- [INFORMATION SUPPLIED]
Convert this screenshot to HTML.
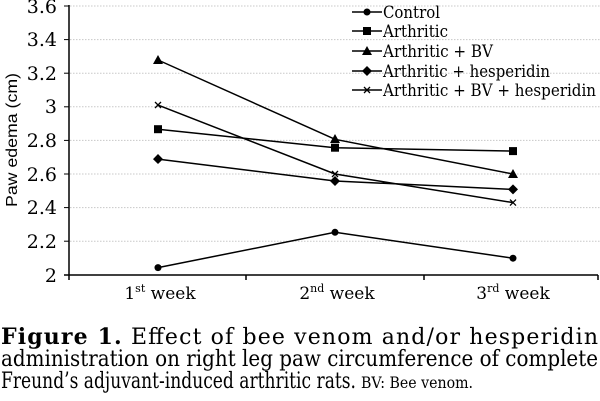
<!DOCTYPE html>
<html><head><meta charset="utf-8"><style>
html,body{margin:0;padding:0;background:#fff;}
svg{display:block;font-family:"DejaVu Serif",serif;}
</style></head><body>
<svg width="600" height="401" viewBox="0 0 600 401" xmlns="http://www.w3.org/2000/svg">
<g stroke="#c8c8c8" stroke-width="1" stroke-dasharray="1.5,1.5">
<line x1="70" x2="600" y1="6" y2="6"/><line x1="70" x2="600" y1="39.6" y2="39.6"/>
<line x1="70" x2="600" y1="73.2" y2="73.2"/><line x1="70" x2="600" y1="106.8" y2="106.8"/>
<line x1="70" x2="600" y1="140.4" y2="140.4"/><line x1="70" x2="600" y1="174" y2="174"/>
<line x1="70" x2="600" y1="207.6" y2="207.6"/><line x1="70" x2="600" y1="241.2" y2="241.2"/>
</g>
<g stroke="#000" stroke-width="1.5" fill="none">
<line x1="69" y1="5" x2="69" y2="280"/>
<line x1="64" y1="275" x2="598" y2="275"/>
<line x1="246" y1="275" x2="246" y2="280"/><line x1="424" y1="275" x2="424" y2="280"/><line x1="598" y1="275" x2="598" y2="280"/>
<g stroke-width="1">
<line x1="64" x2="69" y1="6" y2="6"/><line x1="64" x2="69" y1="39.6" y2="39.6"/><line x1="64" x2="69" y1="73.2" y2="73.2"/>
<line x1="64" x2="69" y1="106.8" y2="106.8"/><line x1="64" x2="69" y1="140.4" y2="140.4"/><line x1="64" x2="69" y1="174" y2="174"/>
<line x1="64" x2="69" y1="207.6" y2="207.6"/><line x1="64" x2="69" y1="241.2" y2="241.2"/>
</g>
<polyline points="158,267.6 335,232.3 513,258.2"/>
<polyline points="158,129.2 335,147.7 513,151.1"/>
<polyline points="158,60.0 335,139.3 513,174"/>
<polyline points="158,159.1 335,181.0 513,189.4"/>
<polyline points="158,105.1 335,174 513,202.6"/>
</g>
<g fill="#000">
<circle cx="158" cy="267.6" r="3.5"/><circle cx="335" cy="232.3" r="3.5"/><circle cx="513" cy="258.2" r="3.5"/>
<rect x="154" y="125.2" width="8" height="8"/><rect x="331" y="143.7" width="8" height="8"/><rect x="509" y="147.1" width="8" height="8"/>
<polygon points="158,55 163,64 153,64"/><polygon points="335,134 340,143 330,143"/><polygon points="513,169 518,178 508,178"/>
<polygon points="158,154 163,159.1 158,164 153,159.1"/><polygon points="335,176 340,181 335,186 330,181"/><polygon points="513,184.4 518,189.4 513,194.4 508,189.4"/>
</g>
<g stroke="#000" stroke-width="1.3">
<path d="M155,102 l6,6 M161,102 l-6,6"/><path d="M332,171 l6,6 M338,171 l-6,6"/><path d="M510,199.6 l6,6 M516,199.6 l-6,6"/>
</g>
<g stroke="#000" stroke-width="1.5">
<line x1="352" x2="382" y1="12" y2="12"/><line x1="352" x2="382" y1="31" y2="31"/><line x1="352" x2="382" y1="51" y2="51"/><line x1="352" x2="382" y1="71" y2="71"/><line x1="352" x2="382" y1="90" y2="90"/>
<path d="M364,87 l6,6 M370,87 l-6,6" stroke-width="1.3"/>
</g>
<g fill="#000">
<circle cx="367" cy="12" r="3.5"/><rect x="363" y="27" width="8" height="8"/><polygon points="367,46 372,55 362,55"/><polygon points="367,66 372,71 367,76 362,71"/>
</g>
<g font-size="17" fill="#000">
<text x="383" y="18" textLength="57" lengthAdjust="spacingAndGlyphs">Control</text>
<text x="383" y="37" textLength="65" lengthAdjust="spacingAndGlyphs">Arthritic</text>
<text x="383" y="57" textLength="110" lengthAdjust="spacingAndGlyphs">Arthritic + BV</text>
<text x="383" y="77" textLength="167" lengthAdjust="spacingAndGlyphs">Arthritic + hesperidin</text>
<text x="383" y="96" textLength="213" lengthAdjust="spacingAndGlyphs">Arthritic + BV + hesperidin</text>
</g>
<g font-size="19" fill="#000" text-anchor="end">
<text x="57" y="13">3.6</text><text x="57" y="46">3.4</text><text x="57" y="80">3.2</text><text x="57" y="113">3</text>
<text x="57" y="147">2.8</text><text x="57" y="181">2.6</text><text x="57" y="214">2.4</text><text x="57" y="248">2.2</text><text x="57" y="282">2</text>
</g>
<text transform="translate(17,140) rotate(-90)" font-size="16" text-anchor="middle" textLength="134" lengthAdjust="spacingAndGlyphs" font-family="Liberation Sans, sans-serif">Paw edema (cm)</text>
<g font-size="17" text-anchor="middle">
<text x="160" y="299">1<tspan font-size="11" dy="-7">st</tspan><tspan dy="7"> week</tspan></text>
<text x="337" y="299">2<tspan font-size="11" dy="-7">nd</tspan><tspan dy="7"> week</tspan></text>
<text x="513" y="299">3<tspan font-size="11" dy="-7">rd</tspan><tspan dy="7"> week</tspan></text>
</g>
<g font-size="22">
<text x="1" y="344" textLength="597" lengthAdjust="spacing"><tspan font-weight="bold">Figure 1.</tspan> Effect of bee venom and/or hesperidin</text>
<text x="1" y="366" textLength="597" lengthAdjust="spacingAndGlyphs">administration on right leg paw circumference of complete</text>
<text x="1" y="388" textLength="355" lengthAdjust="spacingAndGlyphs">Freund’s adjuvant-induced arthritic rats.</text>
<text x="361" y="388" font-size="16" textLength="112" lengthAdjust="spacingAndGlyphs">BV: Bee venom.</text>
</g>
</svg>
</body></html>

- [PROBLEM] Each line of the data should be quoted exactly, with pictures left out.

- [TASK OUTPUT]
Convert this screenshot to HTML.
<!DOCTYPE html>
<html><head><meta charset="utf-8"><style>
html,body{margin:0;padding:0;background:#fff;}
svg{display:block;font-family:"DejaVu Serif",serif;}
</style></head><body>
<svg width="600" height="401" viewBox="0 0 600 401" xmlns="http://www.w3.org/2000/svg">
<g stroke="#c8c8c8" stroke-width="1" stroke-dasharray="1.5,1.5">
<line x1="70" x2="600" y1="6" y2="6"/><line x1="70" x2="600" y1="39.6" y2="39.6"/>
<line x1="70" x2="600" y1="73.2" y2="73.2"/><line x1="70" x2="600" y1="106.8" y2="106.8"/>
<line x1="70" x2="600" y1="140.4" y2="140.4"/><line x1="70" x2="600" y1="174" y2="174"/>
<line x1="70" x2="600" y1="207.6" y2="207.6"/><line x1="70" x2="600" y1="241.2" y2="241.2"/>
</g>
<g stroke="#000" stroke-width="1.5" fill="none">
<line x1="69" y1="5" x2="69" y2="280"/>
<line x1="64" y1="275" x2="598" y2="275"/>
<line x1="246" y1="275" x2="246" y2="280"/><line x1="424" y1="275" x2="424" y2="280"/><line x1="598" y1="275" x2="598" y2="280"/>
<g stroke-width="1">
<line x1="64" x2="69" y1="6" y2="6"/><line x1="64" x2="69" y1="39.6" y2="39.6"/><line x1="64" x2="69" y1="73.2" y2="73.2"/>
<line x1="64" x2="69" y1="106.8" y2="106.8"/><line x1="64" x2="69" y1="140.4" y2="140.4"/><line x1="64" x2="69" y1="174" y2="174"/>
<line x1="64" x2="69" y1="207.6" y2="207.6"/><line x1="64" x2="69" y1="241.2" y2="241.2"/>
</g>
<polyline points="158,267.6 335,232.3 513,258.2"/>
<polyline points="158,129.2 335,147.7 513,151.1"/>
<polyline points="158,60.0 335,139.3 513,174"/>
<polyline points="158,159.1 335,181.0 513,189.4"/>
<polyline points="158,105.1 335,174 513,202.6"/>
</g>
<g fill="#000">
<circle cx="158" cy="267.6" r="3.5"/><circle cx="335" cy="232.3" r="3.5"/><circle cx="513" cy="258.2" r="3.5"/>
<rect x="154" y="125.2" width="8" height="8"/><rect x="331" y="143.7" width="8" height="8"/><rect x="509" y="147.1" width="8" height="8"/>
<polygon points="158,55 163,64 153,64"/><polygon points="335,134 340,143 330,143"/><polygon points="513,169 518,178 508,178"/>
<polygon points="158,154 163,159.1 158,164 153,159.1"/><polygon points="335,176 340,181 335,186 330,181"/><polygon points="513,184.4 518,189.4 513,194.4 508,189.4"/>
</g>
<g stroke="#000" stroke-width="1.3">
<path d="M155,102 l6,6 M161,102 l-6,6"/><path d="M332,171 l6,6 M338,171 l-6,6"/><path d="M510,199.6 l6,6 M516,199.6 l-6,6"/>
</g>
<g stroke="#000" stroke-width="1.5">
<line x1="352" x2="382" y1="12" y2="12"/><line x1="352" x2="382" y1="31" y2="31"/><line x1="352" x2="382" y1="51" y2="51"/><line x1="352" x2="382" y1="71" y2="71"/><line x1="352" x2="382" y1="90" y2="90"/>
<path d="M364,87 l6,6 M370,87 l-6,6" stroke-width="1.3"/>
</g>
<g fill="#000">
<circle cx="367" cy="12" r="3.5"/><rect x="363" y="27" width="8" height="8"/><polygon points="367,46 372,55 362,55"/><polygon points="367,66 372,71 367,76 362,71"/>
</g>
<g font-size="17" fill="#000">
<text x="383" y="18" textLength="57" lengthAdjust="spacingAndGlyphs">Control</text>
<text x="383" y="37" textLength="65" lengthAdjust="spacingAndGlyphs">Arthritic</text>
<text x="383" y="57" textLength="110" lengthAdjust="spacingAndGlyphs">Arthritic + BV</text>
<text x="383" y="77" textLength="167" lengthAdjust="spacingAndGlyphs">Arthritic + hesperidin</text>
<text x="383" y="96" textLength="213" lengthAdjust="spacingAndGlyphs">Arthritic + BV + hesperidin</text>
</g>
<g font-size="19" fill="#000" text-anchor="end">
<text x="57" y="13">3.6</text><text x="57" y="46">3.4</text><text x="57" y="80">3.2</text><text x="57" y="113">3</text>
<text x="57" y="147">2.8</text><text x="57" y="181">2.6</text><text x="57" y="214">2.4</text><text x="57" y="248">2.2</text><text x="57" y="282">2</text>
</g>
<text transform="translate(17,140) rotate(-90)" font-size="16" text-anchor="middle" textLength="134" lengthAdjust="spacingAndGlyphs" font-family="Liberation Sans, sans-serif">Paw edema (cm)</text>
<g font-size="17" text-anchor="middle">
<text x="160" y="299">1<tspan font-size="11" dy="-7">st</tspan><tspan dy="7"> week</tspan></text>
<text x="337" y="299">2<tspan font-size="11" dy="-7">nd</tspan><tspan dy="7"> week</tspan></text>
<text x="513" y="299">3<tspan font-size="11" dy="-7">rd</tspan><tspan dy="7"> week</tspan></text>
</g>
<g font-size="22">
<text x="1" y="344" textLength="597" lengthAdjust="spacing"><tspan font-weight="bold">Figure 1.</tspan> Effect of bee venom and/or hesperidin</text>
<text x="1" y="366" textLength="597" lengthAdjust="spacingAndGlyphs">administration on right leg paw circumference of complete</text>
<text x="1" y="388" textLength="355" lengthAdjust="spacingAndGlyphs">Freund’s adjuvant-induced arthritic rats.</text>
<text x="361" y="388" font-size="16" textLength="112" lengthAdjust="spacingAndGlyphs">BV: Bee venom.</text>
</g>
</svg>
</body></html>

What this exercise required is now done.